The pending coal boom spells disaster for our unique and ecologically sensitive reef and for our climate.
The coal boom
The Galilee Basin in the heart of Queensland is the proposed site for a series of mega mines that could see Australia’s coal exports more than double within a decade. An enormous coal mine means enormous amounts of carbon pollution and supporting infrastructure. We are on the brink of turning the whole Great Barrier Reef World Heritage Area into a massive industrial estate. The expansion plans include:
- Port infrastructure
Major new infrastructure is proposed along almost the entire length of the Great Barrier Reef World Heritage Area – from Gladstone to Cape York. These projects will devastate significant areas of Queensland’s coastline both on and offshore. One port, Abbott Point, would become the largest coal export port in the world, nearly three times larger than any other on the planet.
- Ship traffic
Up to 10,000 coal ships would travel through the Great Barrier Reef World Heritage Area by the end of the decade. This compares to less than 2000 in 2011. An average of two accidents has occurred every year since 1985. More ships mean more pollution, more spills, more groundings and more collisions.

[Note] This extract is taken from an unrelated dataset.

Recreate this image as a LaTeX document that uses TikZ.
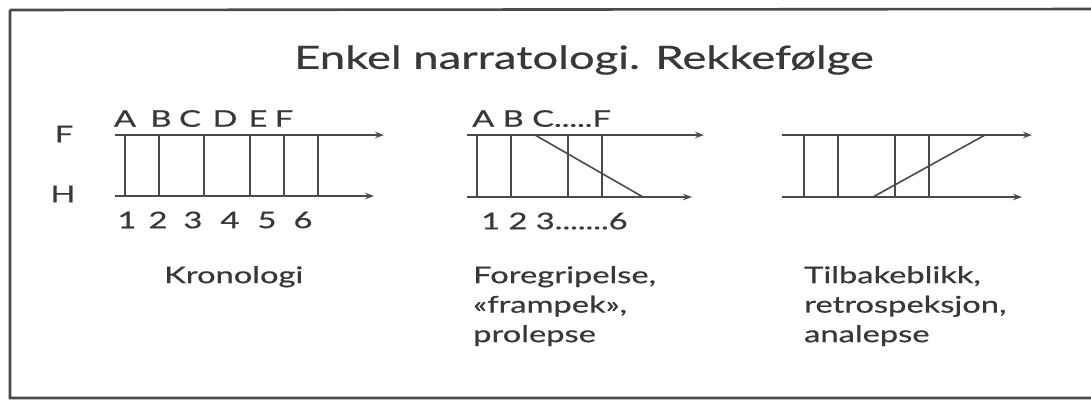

For coal ships to access the huge ports, millions of tonnes of sea floor will need to be dredged from the Great Barrier Reef World Heritage Area. The proposed and approved dredging is the equivalent of taking enough material to fill the Melbourne Cricket Ground 67 times. Dredging will destroy vital marine habitat, including for endangered Loggerhead and Olive Ridley turtles.
Click on the image to view the infographic on a larger scale.
- On our economy
The mining boom is already driving up the Australian dollar and having negative impacts on manufacturing, tourism, agriculture and other industries. The Environmental Impact Statement for Clive Palmer’s ‘China First’ mine openly states that the mine would destroy over 2000 manufacturing jobs in Queensland alone.
- On our environment
Turning a sensitive and ecologically important area into an industrial zone has obvious enormous environmental consequences. The reef took millions of years to form, but it risks being trashed in the blink of an eye. Coal is also a major cause of climate change, which is killing the reef.
The guardians of World Heritage – UNESCO – arrive in Australia next week to investigate impacts on the reef. In response, the Queensland and Australian Governments will conduct an 18-month ‘strategic assessment’ of the reef. But it looks like the world’s largest coal port and huge developments in the World Heritage area may be approved before the assessment is even finished.
We need to act now before it’s too late.
The Great Barrier Reef is not an industrial playground for mining barons. It is Australia’s legacy and must be safeguarded for future generations.